"Larry likes it low!" I sometimes say. It can make the student laugh, a good thing since learning to sing can be serious business, the kind of which shouldn't be taken so seriously that it becomes impossible.
Anyone who has studied Manuel García's works and that of his students knows that the larynx lowers slightly while the soft palate rises in making rounded tone. But there is a huge difference in observing this with the eye or finger and while singing. It's the difference between objective and subjective knowledge. The problem comes when confusing the two perceptions. And what is this difference practically speaking?
Put your finger on your larynx and speak or sing a clear & rich chiaroscuro tone in the lower range and Larry will be felt to have descended slightly. Make it go down mechanically and then try to sing a rich chiaroscuro tone and it will come out bungled. Why? Because there is a difference between cause and effect.
The Old Italian School taught that The Italian Singer has no throat.

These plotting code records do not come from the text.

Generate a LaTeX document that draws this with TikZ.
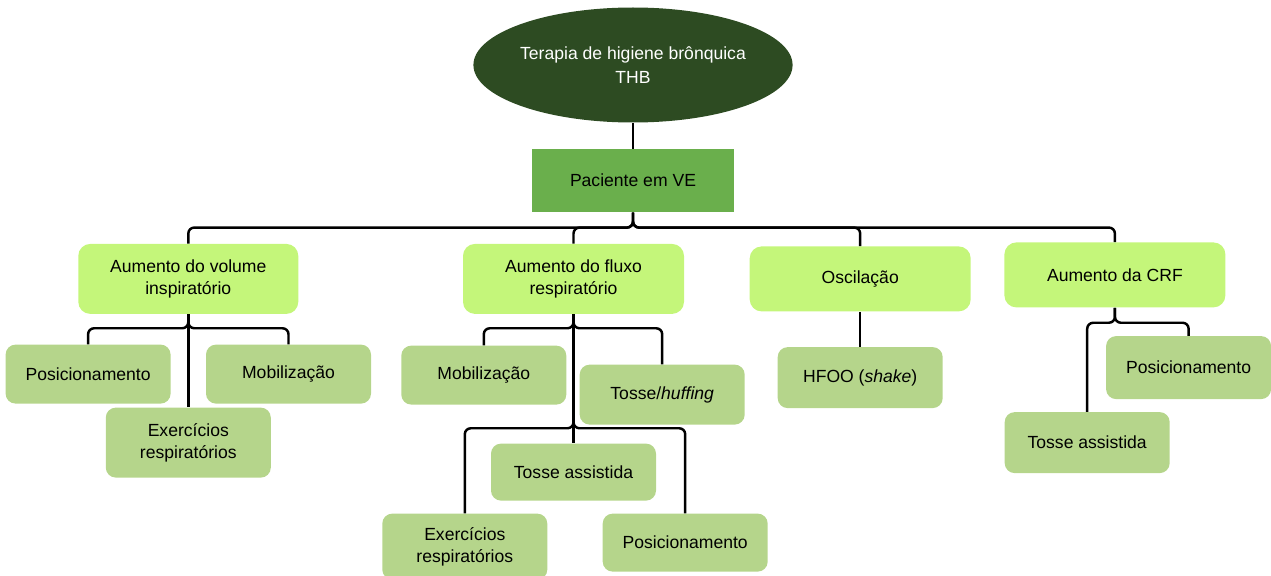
\documentclass[tikz,border=0pt]{standalone}
\usepackage{fontspec}
\setmainfont{Liberation Sans}
\usepackage{tikz}
\usetikzlibrary{shapes.geometric, arrows}
\usetikzlibrary{positioning}
\usetikzlibrary{calc}
\definecolor{thbgreen}{RGB}{45,75,34}
\definecolor{pacgreen}{RGB}{106,175,76}
\definecolor{limegreen}{RGB}{196,246,122}
\definecolor{olivegreen}{RGB}{181,213,139}
\tikzstyle{topnode} = [ellipse, minimum width=6.36cm, minimum height=2.3cm, inner sep=0pt, text centered, fill=thbgreen, text=white, font=\fontsize{10}{14}\selectfont]
\tikzstyle{patient} = [rectangle, minimum width=4.04cm, minimum height=1.26cm, text centered, fill=pacgreen]
\tikzstyle{group} = [rectangle, rounded corners=0.24cm, minimum width=4.42cm, minimum height=1.4cm, text centered, fill=limegreen]
\tikzstyle{item} = [rectangle, rounded corners=0.2cm, minimum width=3.3cm, minimum height=1.2cm, text centered, fill=olivegreen]
\tikzstyle{link} = [line width=1.4pt, rounded corners=0.12cm]

\begin{document}
\begin{tikzpicture}[every text node part/.style={align=center}, font=\fontsize{10}{12.5}\selectfont]
		
		\useasboundingbox (0,0) rectangle (25.42,-11.52);
		
		\node (thb) [topnode] at (12.66,-1.3) {Terapia de higiene brônquica\\THB};
		\node (pac) [patient, below = 0.52cm of thb] {Paciente em VE};
		
		\node (vol) [group, minimum width=4.4cm, below left = 0.62cm and 4.66cm of pac.south west, anchor=north east] {Aumento do volume\\inspiratório};
		\node (flx) [group, right = 3.28cm of vol] {Aumento do fluxo\\respiratório};
		\node (osc) [group, minimum height=1.3cm, right = 1.3cm of flx] {Oscilação};
		\node (crf) [group, minimum height=1.3cm, right = 0.66cm of osc, yshift=0.08cm] {Aumento da CRF};
		
		% volume inspiratorio
		\node (vpos) [item, minimum height=1.18cm, below left = 0.6cm and -1.86cm of vol] {Posicionamento};
		\node (vmob) [item, minimum height=1.18cm, below right = 0.6cm and -1.86cm of vol] {Mobilização};
		\node (vexe) [item, minimum height=1.4cm, below = 1.86cm of vol] {Exercícios\\respiratórios};
		
		% fluxo respiratorio
		\node (fmob) [item, minimum height=1.18cm, below left = 0.62cm and -2.08cm of flx] {Mobilização};
		\node (ftos) [item, below right = 1cm and -2.1cm of flx] {Tosse/\textit{huffing}};
		\node (fass) [item, minimum height=1.14cm, below = 2.58cm of flx] {Tosse assistida};
		\node (fexe) [item, minimum height=1.32cm, below left = 3.98cm and -1.7cm of flx] {Exercícios\\respiratórios};
		\node (fpos) [item, minimum height=1.16cm, below right = 3.98cm and -1.64cm of flx] {Posicionamento};
		
		% oscilacao
		\node (hfoo) [item, minimum height=1.22cm, below = 0.7cm of osc] {HFOO (\textit{shake})};
		
		% CRF
		\node (cpos) [item, minimum height=1.26cm, below right = 0.56cm and -2.4cm of crf] {Posicionamento};
		\node (cass) [item, minimum height=1.22cm, below left = 2.08cm and -3.32cm of crf] {Tosse assistida};
		
		\coordinate (bus_top) at ([yshift=-0.3cm] pac.south);
		\coordinate (bus_vol) at ([yshift=-0.28cm] vol.south);
		\coordinate (bus_flx) at ([yshift=-0.28cm] flx.south);
		\coordinate (bus_flx2) at ([yshift=-2.28cm] flx.south);
		\coordinate (bus_crf) at ([yshift=-0.3cm] crf.south);
		
		\draw [link] (thb.south) -- (pac.north);
		
		\draw [link] (pac.south) |- (bus_top -| vol.north) -- (vol.north);
		\draw [link] (pac.south) |- (bus_top -| flx.north) -- (flx.north);
		\draw [link] (pac.south) |- (bus_top -| osc.north) -- (osc.north);
		\draw [link] (pac.south) |- (bus_top -| crf.north) -- (crf.north);
		
		\draw [link] (vol.south) |- (bus_vol -| vpos.north) -- (vpos.north);
		\draw [link] (vol.south) |- (bus_vol -| vmob.north) -- (vmob.north);
		\draw [link] (vol.south) -- (vexe.north);
		
		\draw [link] (flx.south) |- (bus_flx -| fmob.north) -- (fmob.north);
		\draw [link] (flx.south) |- (bus_flx -| ftos.north) -- (ftos.north);
		\draw [link] (flx.south) -- (fass.north);
		\draw [link] (flx.south) |- (bus_flx2 -| fexe.north) -- (fexe.north);
		\draw [link] (flx.south) |- (bus_flx2 -| fpos.north) -- (fpos.north);
		
		\draw [link] (osc.south) -- (hfoo.north);
		
		\draw [link] (crf.south) |- (bus_crf -| cass.north) -- (cass.north);
		\draw [link] (crf.south) |- (bus_crf -| cpos.north) -- (cpos.north);
		
\end{tikzpicture}
\end{document}
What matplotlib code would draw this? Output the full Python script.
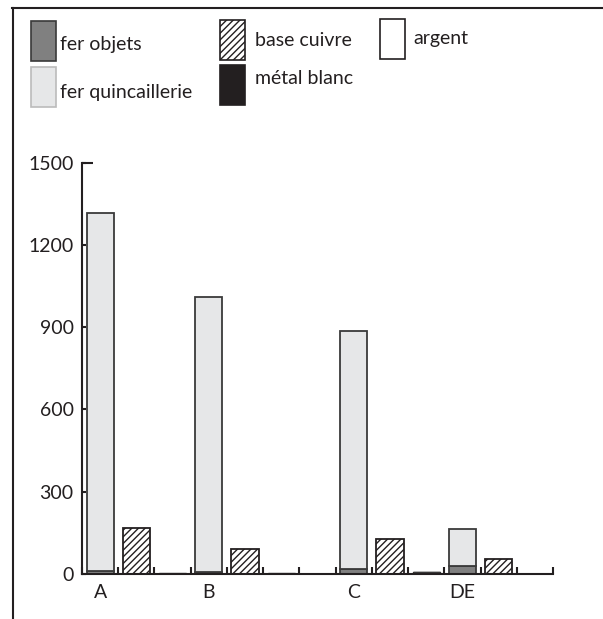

Another way to say this is that being aware of your larynx or throat during singing is a sign that something is wrong.
It is a fact that one can teach the singer to make beautifully rounded tones and not mention the larynx or soft palate at all. Getting the right tonal value into the consciousness via imitation is the key. It has to be heard in the studio. Once the student's ear has wrapped itself around the experience, the self-aware student may spontaneously comment about where they feel Larry to be in comparison to where he was before. (The student may say the throat is 'open.') Then again, they may not be aware of Larry at all unless you ask them. Should you ask them? That's a good question.
Being aware of mechanics isn't a good thing in my estimation until the student's singing is very stable. This is why I believe the famous voice teacher Anna E. Schoen-René (a student of Manuel García and Pauline Viardot-García) noted the following in her book, America's Musical Inheritance (1941): "Scientific explanations can only be grasped by singers already educated in the principals of their art."
Being educated in the principals of bel canto is first a matter of the ear, then the eye. Subjective experience, then objective experience/understanding. One leads the other. Putting the eye before the ear is putting the cart before the horse.